Today, Feufollet plays Jazz Fest’s Fais-Do-Do Stage at 12:25 p.m., and the band’s Beatlesque pop can be heard in their Cajun music on the album, as can a whole lot of honky tonk thanks to Kelli Jones-Savoy’s singing and songwriting. They haven’t turned their back on Cajun music as much as they’ve made it reflect who they are now, just as the musicians who made the classic recordings did when they were younger.

“We wanted to build this on the songwriting,” Stafford says. “On records we’ve done in the past. there would be some original stuff, but there would be some traditional stuff mixed in with it. Or newer arrangements on older songs. On this, everything’s new. Everything’s from us. That’s a shift for us. For a long time, we’ve dug up old songs, obscure traditional songs that people don’t do or know about, and that was a model for us.”

The band recorded Two Universes last summer in Austin, so things that were once fresh and startling now seem so common to Stafford that he has to remember when things felt new for interviews.

“Everybody’s going Wow, this is so different,” he says. “And I had kind of forgotten.” The change that surprises interviewers isn’t only heard in the way Feufollet reshapes Cajun music but in the attitude with which they play it. Folk music usually comes with an implied reverence that rock ’n’ roll rarely has, Two Universes is far less reverent.

Stafford hears it in the band’s music, but it’s not intentional. “That kind of thing can come a lot more easily when you’re doing your own material,” he says. “You’re selling your own stuff. When you’re playing more traditional stuff, it’s a already well-established form so there’s less to prove.”

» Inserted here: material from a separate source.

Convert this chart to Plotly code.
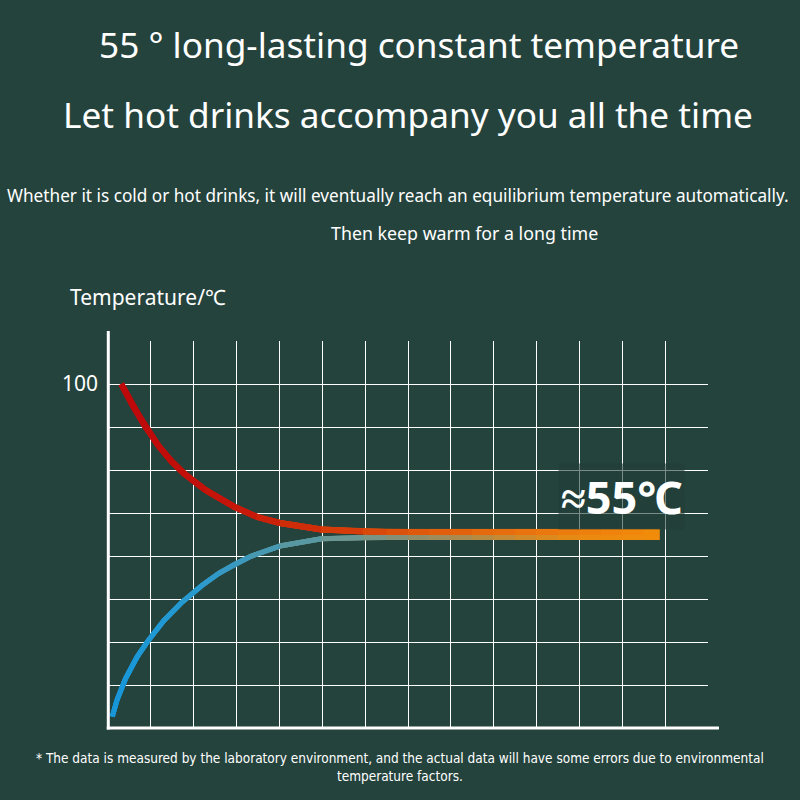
import plotly.graph_objects as go

# ---------------- data ----------------
hot_x = [0.31, 0.60, 0.87, 1.18, 1.49, 1.80, 2.27, 2.93, 3.47, 4.01, 4.98, 5.95,
         6.5, 7.0, 7.5, 8.0, 8.5, 9.0, 9.5, 10.0, 10.5, 11.0, 11.5, 12.0, 12.5, 12.87]
hot_y = [100.0, 93.2, 87.6, 82.0, 77.4, 73.7, 69.2, 64.4, 61.4, 59.6, 57.7, 57.1,
         57.0, 57.0, 57.0, 57.0, 57.0, 57.0, 57.0, 57.0, 57.0, 57.0, 57.0, 57.0, 57.0, 57.0]

cold_x = [0.10, 0.21, 0.41, 0.68, 0.95, 1.30, 1.73, 2.19, 2.58, 2.97, 3.31, 4.01, 4.98, 5.95,
          6.5, 7.0, 7.5, 8.0, 8.5, 9.0, 9.5, 10.0, 10.5, 11.0, 11.5, 12.0, 12.5, 12.87]
cold_y = [3.3, 8.1, 14.4, 20.7, 25.6, 31.2, 36.6, 41.4, 44.9, 47.7, 49.8, 52.9, 55.0, 55.4,
          55.4, 55.4, 55.4, 55.4, 55.4, 55.4, 55.4, 55.4, 55.4, 55.4, 55.4, 55.4, 55.4, 55.4]

grid_x = list(range(1, 15))
grid_y = [12.5, 25, 37.5, 50, 62.5, 75, 87.5, 100, 112.5]
grid_y_text = ["", "", "", "", "", "", "", "100", ""]

title1 = "55 ° long-lasting constant temperature"
title2 = "Let hot drinks accompany you all the time"
sub1 = "Whether it is cold or hot drinks, it will eventually reach an equilibrium temperature automatically."
sub2 = "Then keep warm for a long time"
ylabel = "Temperature/℃"
eq_label = "≈55℃"
footnote = ("* The data is measured by the laboratory environment, and the actual data will have some errors due to environmental"
            "<br>temperature factors.")

# ---------------- styles ----------------
BG = "#25433d"
hot_stops = [(0.3, (188, 8, 10)), (3.0, (198, 22, 10)), (5.0, (210, 52, 10)),
             (7.0, (222, 86, 12)), (10.0, (234, 118, 14)), (12.87, (242, 140, 10))]
cold_stops = [(0.1, (22, 150, 216)), (2.0, (40, 154, 206)), (3.0, (58, 152, 192)),
              (4.0, (78, 152, 170)), (5.0, (98, 152, 154)), (6.0, (116, 150, 138)),
              (7.0, (140, 142, 112)), (8.5, (176, 138, 72)), (10.0, (216, 138, 34)),
              (11.0, (234, 138, 18)), (12.87, (242, 140, 10))]


def color_at(x, stops):
    if x <= stops[0][0]:
        c = stops[0][1]
    elif x >= stops[-1][0]:
        c = stops[-1][1]
    else:
        for (x0, c0), (x1, c1) in zip(stops[:-1], stops[1:]):
            if x0 <= x <= x1:
                t = (x - x0) / (x1 - x0)
                c = tuple(round(a + (b - a) * t) for a, b in zip(c0, c1))
                break
    return "rgb(%d,%d,%d)" % c


fig = go.Figure()


def add_curve(xs, ys, stops, width):
    for i in range(len(xs) - 1):
        xm = (xs[i] + xs[i + 1]) / 2
        col = color_at(xm, stops)
        # slightly extended underlay to hide joints
        fig.add_trace(go.Scatter(x=xs[max(i - 1, 0):i + 2], y=ys[max(i - 1, 0):i + 2], mode="lines",
                                 hoverinfo="skip", line=dict(color=col, width=width)))
    for i in range(len(xs) - 1):
        xm = (xs[i] + xs[i + 1]) / 2
        fig.add_trace(go.Scatter(x=[xs[i], xs[i + 1]], y=[ys[i], ys[i + 1]], mode="lines",
                                 hoverinfo="skip", line=dict(color=color_at(xm, stops), width=width)))


add_curve(cold_x, cold_y, cold_stops, 5)
add_curve(hot_x, hot_y, hot_stops, 6)

L, R, T, B = 107.5, 708.0, 341.0, 728.0
W, H = R - L, B - T


def px(x):
    return (x - L) / W


def py(y):
    return (B - y) / H


fig.update_layout(
    width=800, height=800, autosize=False,
    margin=dict(l=L, r=800 - R, t=T, b=800 - B, pad=0),
    paper_bgcolor=BG, plot_bgcolor=BG,
    showlegend=False,
    font=dict(family="Noto Sans", color="white"),
    xaxis=dict(range=[0, 14], tickvals=grid_x, showticklabels=False, ticks="",
               showgrid=True, gridcolor="white", gridwidth=1.3, zeroline=False, showline=False,
               fixedrange=True),
    yaxis=dict(range=[0, 112.5], tickvals=grid_y, ticktext=grid_y_text, ticks="",
               tickfont=dict(size=21, color="white", family="Noto Sans"), ticklabelstandoff=9,
               showgrid=True, gridcolor="white", gridwidth=1.3, zeroline=False, showline=False,
               fixedrange=True),
    shapes=[
        dict(type="line", xref="paper", yref="paper", x0=px(107.8), x1=px(107.8), y0=py(729.5), y1=py(331),
             line=dict(color="white", width=3)),
        dict(type="line", xref="paper", yref="paper", x0=px(106.3), x1=px(719), y0=py(728), y1=py(728),
             line=dict(color="white", width=3)),
    ],
    annotations=[
        dict(text=title1, xref="paper", yref="paper", x=px(419), y=py(43.5), xanchor="center", yanchor="middle",
             showarrow=False, font=dict(size=35.2, color="white", family="Noto Sans")),
        dict(text=title2, xref="paper", yref="paper", x=px(407.5), y=py(113.5), xanchor="center", yanchor="middle",
             showarrow=False, font=dict(size=35.2, color="white", family="Noto Sans")),
        dict(text=sub1, xref="paper", yref="paper", x=px(398), y=py(196), xanchor="center", yanchor="middle",
             showarrow=False, font=dict(size=17.2, color="white", family="Noto Sans")),
        dict(text=sub2, xref="paper", yref="paper", x=px(464.5), y=py(232.5), xanchor="center", yanchor="middle",
             showarrow=False, font=dict(size=17.8, color="white", family="Noto Sans")),
        dict(text=ylabel, xref="paper", yref="paper", x=px(67), y=py(296.5), xanchor="left", yanchor="middle",
             showarrow=False, font=dict(size=21, color="white", family="Noto Sans")),
        dict(text="<b>" + eq_label + "</b>", xref="paper", yref="paper", x=px(621.5), y=py(496),
             xanchor="center", yanchor="middle", showarrow=False, bgcolor="rgba(34,62,56,0.6)",
             borderpad=2, font=dict(size=45, color="white", family="Noto Sans")),
        dict(text=footnote, xref="paper", yref="paper", x=px(400), y=py(766.5), xanchor="center", yanchor="middle",
             align="center", showarrow=False,
             font=dict(size=13.5, color="white", family="DejaVu Sans Condensed, DejaVu Sans")),
    ],
)

fig.write_html("out.html")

The music Feufollet is making now, like that of Lost Bayou Ramblers and The Revelers, would not have been made when the anxiety about the future of Cajun French and Cajun culture seemed more precarious. It’s a sign of confidence in the endurance of the culture that bands don’t feel that they have to keep reinforcing it and can find their own self-expressions within it. That doesn’t mean audiences are necessarily on the same page, though. Cajun music purists still exist, and they don’t always take kindly to innovation. 

Feufollet has dealt with some of those crowds over the years, and while it has never come to open hostility, he has felt on more than one occasion that the audience really didn’t get them. He’s dealt with not by changing his music but his bookings.

“We know where we wouldn’t be wanted,” Stafford says.